**Stated task**
Can you copy out the data exactly? Leave the images out.

**Collected data**
----------------

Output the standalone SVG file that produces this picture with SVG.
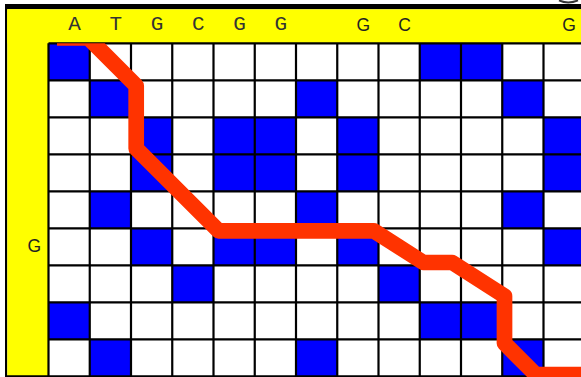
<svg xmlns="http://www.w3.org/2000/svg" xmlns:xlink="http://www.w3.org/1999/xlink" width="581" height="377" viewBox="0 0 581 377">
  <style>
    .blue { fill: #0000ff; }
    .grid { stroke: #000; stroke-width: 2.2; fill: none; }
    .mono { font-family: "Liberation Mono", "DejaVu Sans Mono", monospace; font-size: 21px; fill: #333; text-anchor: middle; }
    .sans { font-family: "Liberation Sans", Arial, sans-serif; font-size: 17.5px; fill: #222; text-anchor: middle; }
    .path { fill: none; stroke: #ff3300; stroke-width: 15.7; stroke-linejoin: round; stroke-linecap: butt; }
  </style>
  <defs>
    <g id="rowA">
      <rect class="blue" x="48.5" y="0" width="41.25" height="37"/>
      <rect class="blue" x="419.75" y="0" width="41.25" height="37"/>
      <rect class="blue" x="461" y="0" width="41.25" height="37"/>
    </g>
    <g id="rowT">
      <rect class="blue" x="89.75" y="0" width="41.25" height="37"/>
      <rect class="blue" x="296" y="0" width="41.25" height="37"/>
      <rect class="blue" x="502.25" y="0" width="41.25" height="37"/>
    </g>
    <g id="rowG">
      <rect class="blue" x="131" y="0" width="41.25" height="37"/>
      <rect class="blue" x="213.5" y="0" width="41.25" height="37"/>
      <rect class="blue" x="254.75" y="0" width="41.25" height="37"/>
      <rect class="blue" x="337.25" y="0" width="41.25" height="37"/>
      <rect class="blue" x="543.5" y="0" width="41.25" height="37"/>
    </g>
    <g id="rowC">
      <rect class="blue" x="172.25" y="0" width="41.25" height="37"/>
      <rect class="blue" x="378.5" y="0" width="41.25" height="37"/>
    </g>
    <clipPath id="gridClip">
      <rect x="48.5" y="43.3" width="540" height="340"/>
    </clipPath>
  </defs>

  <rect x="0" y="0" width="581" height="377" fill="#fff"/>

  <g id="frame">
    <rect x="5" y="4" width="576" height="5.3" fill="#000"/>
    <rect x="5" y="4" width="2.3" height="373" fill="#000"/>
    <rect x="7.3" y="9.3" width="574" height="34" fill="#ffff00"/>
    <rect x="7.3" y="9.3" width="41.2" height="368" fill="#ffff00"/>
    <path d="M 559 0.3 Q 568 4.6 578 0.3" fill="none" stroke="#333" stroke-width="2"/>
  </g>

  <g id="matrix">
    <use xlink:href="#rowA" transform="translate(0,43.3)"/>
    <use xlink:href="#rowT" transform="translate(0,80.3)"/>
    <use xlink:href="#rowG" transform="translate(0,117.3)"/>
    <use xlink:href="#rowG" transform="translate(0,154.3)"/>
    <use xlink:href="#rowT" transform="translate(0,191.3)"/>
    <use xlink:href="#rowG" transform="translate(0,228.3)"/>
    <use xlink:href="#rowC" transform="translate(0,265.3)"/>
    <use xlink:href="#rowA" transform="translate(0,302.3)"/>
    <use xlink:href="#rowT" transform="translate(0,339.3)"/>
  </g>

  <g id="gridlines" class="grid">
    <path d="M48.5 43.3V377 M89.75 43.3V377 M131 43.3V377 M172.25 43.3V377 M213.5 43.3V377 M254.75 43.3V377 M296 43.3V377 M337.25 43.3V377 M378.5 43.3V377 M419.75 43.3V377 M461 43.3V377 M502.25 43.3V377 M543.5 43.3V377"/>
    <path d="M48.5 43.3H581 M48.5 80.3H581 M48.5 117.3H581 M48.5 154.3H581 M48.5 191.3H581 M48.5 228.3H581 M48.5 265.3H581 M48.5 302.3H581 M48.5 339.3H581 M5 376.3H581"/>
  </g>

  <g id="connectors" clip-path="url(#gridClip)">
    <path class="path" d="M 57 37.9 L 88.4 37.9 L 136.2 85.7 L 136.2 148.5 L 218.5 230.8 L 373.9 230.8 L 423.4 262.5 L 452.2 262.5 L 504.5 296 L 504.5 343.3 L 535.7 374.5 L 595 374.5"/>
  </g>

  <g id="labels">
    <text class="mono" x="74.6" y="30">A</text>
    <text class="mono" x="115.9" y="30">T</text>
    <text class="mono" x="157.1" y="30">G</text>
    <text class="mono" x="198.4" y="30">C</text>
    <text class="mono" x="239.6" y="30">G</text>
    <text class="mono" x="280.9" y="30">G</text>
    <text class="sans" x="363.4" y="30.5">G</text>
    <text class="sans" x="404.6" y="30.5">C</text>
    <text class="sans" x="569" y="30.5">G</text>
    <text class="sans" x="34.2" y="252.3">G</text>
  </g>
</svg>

----------------

**Written answer**
Output the standalone SVG file that produces this picture with SVG.
<svg xmlns="http://www.w3.org/2000/svg" xmlns:xlink="http://www.w3.org/1999/xlink" width="581" height="377" viewBox="0 0 581 377">
  <style>
    .blue { fill: #0000ff; }
    .grid { stroke: #000; stroke-width: 2.2; fill: none; }
    .mono { font-family: "Liberation Mono", "DejaVu Sans Mono", monospace; font-size: 21px; fill: #333; text-anchor: middle; }
    .sans { font-family: "Liberation Sans", Arial, sans-serif; font-size: 17.5px; fill: #222; text-anchor: middle; }
    .path { fill: none; stroke: #ff3300; stroke-width: 15.7; stroke-linejoin: round; stroke-linecap: butt; }
  </style>
  <defs>
    <g id="rowA">
      <rect class="blue" x="48.5" y="0" width="41.25" height="37"/>
      <rect class="blue" x="419.75" y="0" width="41.25" height="37"/>
      <rect class="blue" x="461" y="0" width="41.25" height="37"/>
    </g>
    <g id="rowT">
      <rect class="blue" x="89.75" y="0" width="41.25" height="37"/>
      <rect class="blue" x="296" y="0" width="41.25" height="37"/>
      <rect class="blue" x="502.25" y="0" width="41.25" height="37"/>
    </g>
    <g id="rowG">
      <rect class="blue" x="131" y="0" width="41.25" height="37"/>
      <rect class="blue" x="213.5" y="0" width="41.25" height="37"/>
      <rect class="blue" x="254.75" y="0" width="41.25" height="37"/>
      <rect class="blue" x="337.25" y="0" width="41.25" height="37"/>
      <rect class="blue" x="543.5" y="0" width="41.25" height="37"/>
    </g>
    <g id="rowC">
      <rect class="blue" x="172.25" y="0" width="41.25" height="37"/>
      <rect class="blue" x="378.5" y="0" width="41.25" height="37"/>
    </g>
    <clipPath id="gridClip">
      <rect x="48.5" y="43.3" width="540" height="340"/>
    </clipPath>
  </defs>

  <rect x="0" y="0" width="581" height="377" fill="#fff"/>

  <g id="frame">
    <rect x="5" y="4" width="576" height="5.3" fill="#000"/>
    <rect x="5" y="4" width="2.3" height="373" fill="#000"/>
    <rect x="7.3" y="9.3" width="574" height="34" fill="#ffff00"/>
    <rect x="7.3" y="9.3" width="41.2" height="368" fill="#ffff00"/>
    <path d="M 559 0.3 Q 568 4.6 578 0.3" fill="none" stroke="#333" stroke-width="2"/>
  </g>

  <g id="matrix">
    <use xlink:href="#rowA" transform="translate(0,43.3)"/>
    <use xlink:href="#rowT" transform="translate(0,80.3)"/>
    <use xlink:href="#rowG" transform="translate(0,117.3)"/>
    <use xlink:href="#rowG" transform="translate(0,154.3)"/>
    <use xlink:href="#rowT" transform="translate(0,191.3)"/>
    <use xlink:href="#rowG" transform="translate(0,228.3)"/>
    <use xlink:href="#rowC" transform="translate(0,265.3)"/>
    <use xlink:href="#rowA" transform="translate(0,302.3)"/>
    <use xlink:href="#rowT" transform="translate(0,339.3)"/>
  </g>

  <g id="gridlines" class="grid">
    <path d="M48.5 43.3V377 M89.75 43.3V377 M131 43.3V377 M172.25 43.3V377 M213.5 43.3V377 M254.75 43.3V377 M296 43.3V377 M337.25 43.3V377 M378.5 43.3V377 M419.75 43.3V377 M461 43.3V377 M502.25 43.3V377 M543.5 43.3V377"/>
    <path d="M48.5 43.3H581 M48.5 80.3H581 M48.5 117.3H581 M48.5 154.3H581 M48.5 191.3H581 M48.5 228.3H581 M48.5 265.3H581 M48.5 302.3H581 M48.5 339.3H581 M5 376.3H581"/>
  </g>

  <g id="connectors" clip-path="url(#gridClip)">
    <path class="path" d="M 57 37.9 L 88.4 37.9 L 136.2 85.7 L 136.2 148.5 L 218.5 230.8 L 373.9 230.8 L 423.4 262.5 L 452.2 262.5 L 504.5 296 L 504.5 343.3 L 535.7 374.5 L 595 374.5"/>
  </g>

  <g id="labels">
    <text class="mono" x="74.6" y="30">A</text>
    <text class="mono" x="115.9" y="30">T</text>
    <text class="mono" x="157.1" y="30">G</text>
    <text class="mono" x="198.4" y="30">C</text>
    <text class="mono" x="239.6" y="30">G</text>
    <text class="mono" x="280.9" y="30">G</text>
    <text class="sans" x="363.4" y="30.5">G</text>
    <text class="sans" x="404.6" y="30.5">C</text>
    <text class="sans" x="569" y="30.5">G</text>
    <text class="sans" x="34.2" y="252.3">G</text>
  </g>
</svg>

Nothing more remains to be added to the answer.